There are three elements here: our sight – 75:7 states “Then when the eyes are dazzled.” The word for dazzled is actually the verb form of the word for lightning and the word translated “eyes” is not “eyes” ‘ayūn, but “vision” al-basar. So what is described here is one’s vision being as if struck by a bolt of lightning. Then the moon was darkened/eclipsed as if swallowed by something. Then the sun and moon merge together as one.

In our era, it implies the two astronomical objects we know, the sun being our star and the moon a large satellite orbiting earth, were physically joined together.

At the time the Quran was sent, the Arabs knew more about the positions and movements of stars and planets than most modern non-scientists do, having named many of the stars themselves. They called the Andromeda galaxy “little cloud,” noticing it was unlike a star or planet, and with the darkness plus horizon of the desert, they surely were familiar with lunar eclipses as well as lunar cycles, and possibly at least heard of solar eclipses. Whether or not that was the case, they knew that any merging or bringing together of the moon and sun meant the whole system had gone awry. It wasn’t a darkening of the sun, it was the two becoming one, a terrifying image.

Of course, this sura is entitled Al-Qiyama, meaning the Day of Resurrection. These events are clearly describing that Day. And no scholar of the Quran to this day thinks this refers to an eclipse, but I bring it up to highlight the relationship between the moon/sun alignments and Resurrection/ Judgment Day, that eclipses are signs of that Day, just as the aya+word “that” in 6:58:5 matched the number of days for a Saros, 6585, where “that” referred to Resurrection/ Judgment Day.

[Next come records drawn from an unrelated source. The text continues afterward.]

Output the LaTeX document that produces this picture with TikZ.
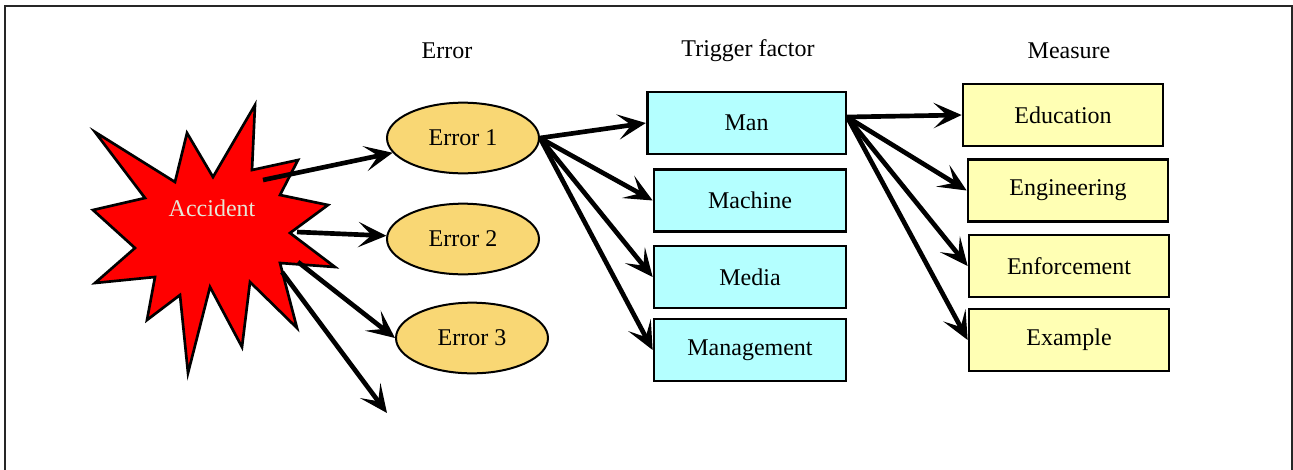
\documentclass[tikz,border=0pt]{standalone}
\usepackage{fontspec}
\setmainfont{Liberation Serif}
\usetikzlibrary{arrows.meta,shapes.geometric}
\definecolor{errfill}{RGB}{249,215,116}
\definecolor{trigfill}{RGB}{180,255,255}
\definecolor{measfill}{RGB}{255,255,180}
\definecolor{accfont}{RGB}{230,230,214}
\tikzset{
  errnode/.style={draw, ellipse, fill=errfill, line width=1.5pt, minimum width=114pt, minimum height=53pt, inner sep=0pt},
  trignode/.style={draw, rectangle, fill=trigfill, line width=2pt, minimum width=144pt, minimum height=46.5pt},
  measnode/.style={draw, rectangle, fill=measfill, line width=2pt, minimum width=150pt, minimum height=46.5pt},
  arr/.style={-{Stealth[length=21pt,width=19pt,inset=10pt]}, line width=3.5pt},
}
\begin{document}
\begin{tikzpicture}[x=0.75pt, y=-0.75pt, font=\fontsize{18}{22}\selectfont]
\useasboundingbox (0,0) rectangle (1293,469);
\draw[line width=1.5pt, black!85] (5,480) -- (5,6) -- (1292,6) -- (1292,480);

\node (herr) at (447,51) {Error};
\node (htrig) at (748,51) {Trigger factor};
\node (hmeas) at (1069,51) {Measure};

\draw[fill=red, line width=2pt, line join=miter, miter limit=20]
  (95,132) -- (175,182) -- (187,133) -- (213,177) -- (255,105) -- (252,170)
  -- (298,160) -- (280,195) -- (328,205) -- (290,233) -- (335,267) -- (280,263)
  -- (297,328) -- (250,282) -- (242,347) -- (210,287) -- (188,373) -- (180,295)
  -- (147,320) -- (155,277) -- (95,283) -- (135,248) -- (93,210) -- (145,198) -- cycle;
\node[text=accfont] (acc) at (212,208) {Accident};
\coordinate (s1) at (263,180);
\coordinate (s2) at (297,232);
\coordinate (s3) at (298,262);
\coordinate (s4) at (282,272);
\coordinate (loose) at (387,413);

\node[errnode] (err1) at (463,138) {Error 1};
\node[errnode] (err2) at (463,239) {Error 2};
\node[errnode] (err3) at (472,338) {Error 3};

\node[trignode, minimum width=149pt] (man) at (746.5,123) {Man};
\node[trignode] (machine) at (750,200.5) {Machine};
\node[trignode] (media) at (750,277) {Media};
\node[trignode] (mgmt) at (750,350) {Management};

\node[measnode] (edu) at (1063,115) {Education};
\node[measnode] (eng) at (1068,190.5) {Engineering};
\node[measnode] (enf) at (1069,266) {Enforcement};
\node[measnode] (exa) at (1069,340) {Example};

\draw[arr] (s1) -- (err1);
\draw[arr] (s2) -- (err2);
\draw[arr] (s3) -- (err3.west);
\draw[arr] (s4) -- (loose);

\draw[arr] (err1.east) -- (man.west);
\draw[arr] (err1.east) -- (machine.west);
\draw[arr] (err1.east) -- (media.west);
\draw[arr] (err1.east) -- (mgmt.west);

\draw[arr] ([yshift=4.5pt]man.east) -- (edu.west);
\draw[arr] ([yshift=4.5pt]man.east) -- (eng.west);
\draw[arr] ([yshift=4.5pt]man.east) -- (enf.west);
\draw[arr] ([yshift=4.5pt]man.east) -- (exa.west);
\end{tikzpicture}
\end{document}
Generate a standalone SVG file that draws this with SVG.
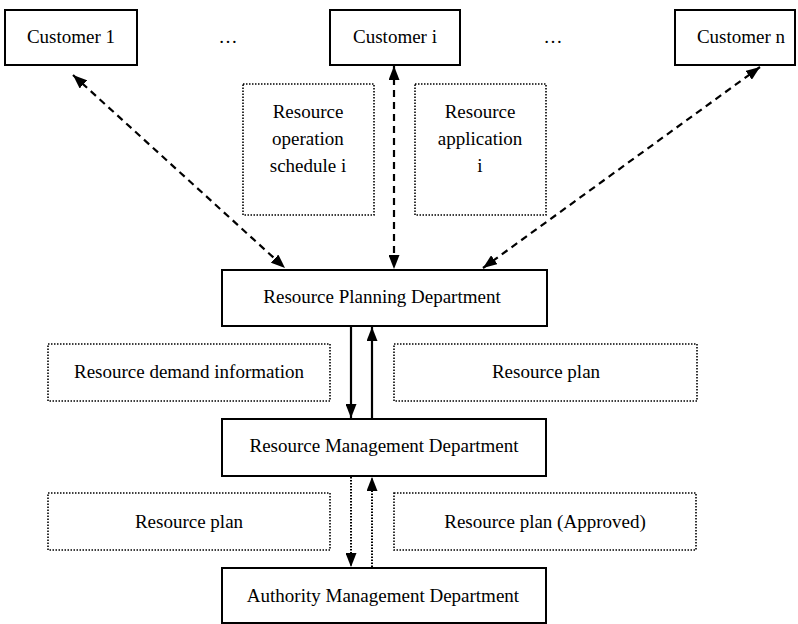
<svg xmlns="http://www.w3.org/2000/svg" width="798" height="624" viewBox="0 0 798 624">
<style>
.box{fill:#fff;stroke:#000;stroke-width:2}
.note{fill:#fff;stroke:#000;stroke-width:1.6;stroke-dasharray:1.5 1.5}
text{font-family:"Liberation Serif","Times New Roman",serif;font-size:19px;fill:#000;text-anchor:middle}
.dash{stroke:#000;stroke-width:2.2;stroke-dasharray:7 5;fill:none}
.solid{stroke:#000;stroke-width:2.2;fill:none}
.dot{stroke:#000;stroke-width:2;stroke-dasharray:1.5 1.5;fill:none}
</style>
<defs>
<marker id="ah" viewBox="0 0 14 11" refX="14" refY="5.5" markerWidth="14" markerHeight="11" markerUnits="userSpaceOnUse" orient="auto-start-reverse">
<path d="M0,0 L14,5.5 L0,11 Z" fill="#000"/>
</marker>
</defs>
<rect width="798" height="624" fill="#fff"/>
<g id="customer1"><rect class="box" x="5" y="10" width="132" height="55"/><text x="71" y="43">Customer 1</text></g>
<g id="dots1"><text x="228" y="43">…</text></g>
<g id="customeri"><rect class="box" x="330" y="10" width="130" height="55"/><text x="395" y="43">Customer i</text></g>
<g id="dots2"><text x="553" y="43">…</text></g>
<g id="customern"><rect class="box" x="675" y="10" width="120" height="55"/><text x="741" y="43">Customer n</text></g>
<g id="schedule"><rect class="note" x="243" y="84" width="131" height="131"/><text x="308" y="118">Resource</text><text x="308" y="145">operation</text><text x="308" y="172">schedule i</text></g>
<g id="application"><rect class="note" x="415" y="84" width="131" height="131"/><text x="480" y="118">Resource</text><text x="480" y="145">application</text><text x="480" y="172">i</text></g>
<g id="rpd"><rect class="box" x="222" y="270" width="325" height="56"/><text x="382" y="303">Resource Planning Department</text></g>
<g id="demand"><rect class="note" x="48" y="344" width="282" height="57"/><text x="189" y="378">Resource demand information</text></g>
<g id="plan1"><rect class="note" x="394" y="344" width="303" height="57"/><text x="546" y="378">Resource plan</text></g>
<g id="rmd"><rect class="box" x="222" y="419" width="324" height="57"/><text x="384" y="452">Resource Management Department</text></g>
<g id="plan2"><rect class="note" x="48" y="493" width="282" height="57"/><text x="189" y="528">Resource plan</text></g>
<g id="approved"><rect class="note" x="394" y="493" width="302" height="57"/><text x="545" y="528">Resource plan (Approved)</text></g>
<g id="amd"><rect class="box" x="222" y="568" width="324" height="55"/><text x="383" y="602">Authority Management Department</text></g>
<g id="connectors">
<line class="dash" x1="73" y1="75" x2="285" y2="268" marker-start="url(#ah)" marker-end="url(#ah)"/>
<line class="dash" x1="394" y1="66" x2="394" y2="269" marker-start="url(#ah)" marker-end="url(#ah)"/>
<line class="dash" x1="760" y1="67" x2="483" y2="268" marker-start="url(#ah)" marker-end="url(#ah)"/>
<line class="solid" x1="351" y1="327" x2="351" y2="418" marker-end="url(#ah)"/>
<line class="solid" x1="372" y1="418" x2="372" y2="327" marker-end="url(#ah)"/>
<line class="dot" x1="351" y1="477" x2="351" y2="567" marker-end="url(#ah)"/>
<line class="dot" x1="372" y1="567" x2="372" y2="477" marker-end="url(#ah)"/>
</g>
</svg>
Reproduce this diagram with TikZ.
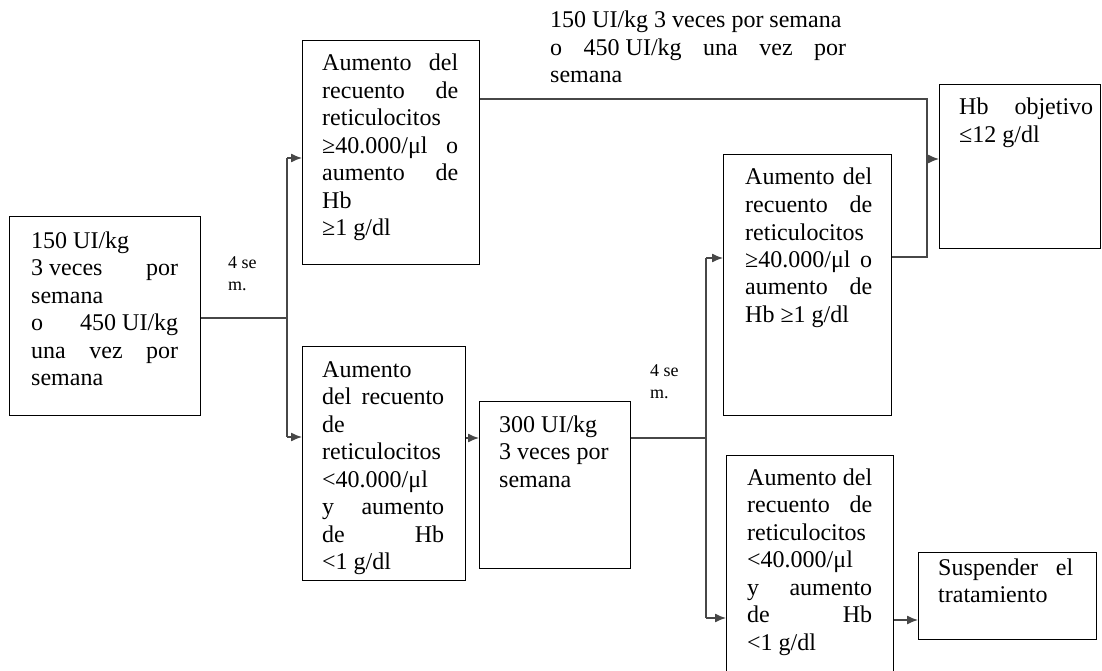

Just as the Metonic cycle, in a different way, represents our “meeting” and return to Allah at an appointed time only He knows, so the eclipses, both solar and lunar, represent signs/miracles from the Almighty, All-Merciful to bring us certainty that only He has control over all things and is worthy of worship, and to Him alone will we return, with nothing but our deeds and hearts, what we intended and believed, and how we acted to help others or harm them just to attain “cheap” worldly goals like wealth and power – which have value in this world, but are utterly worthless in the Hereafter.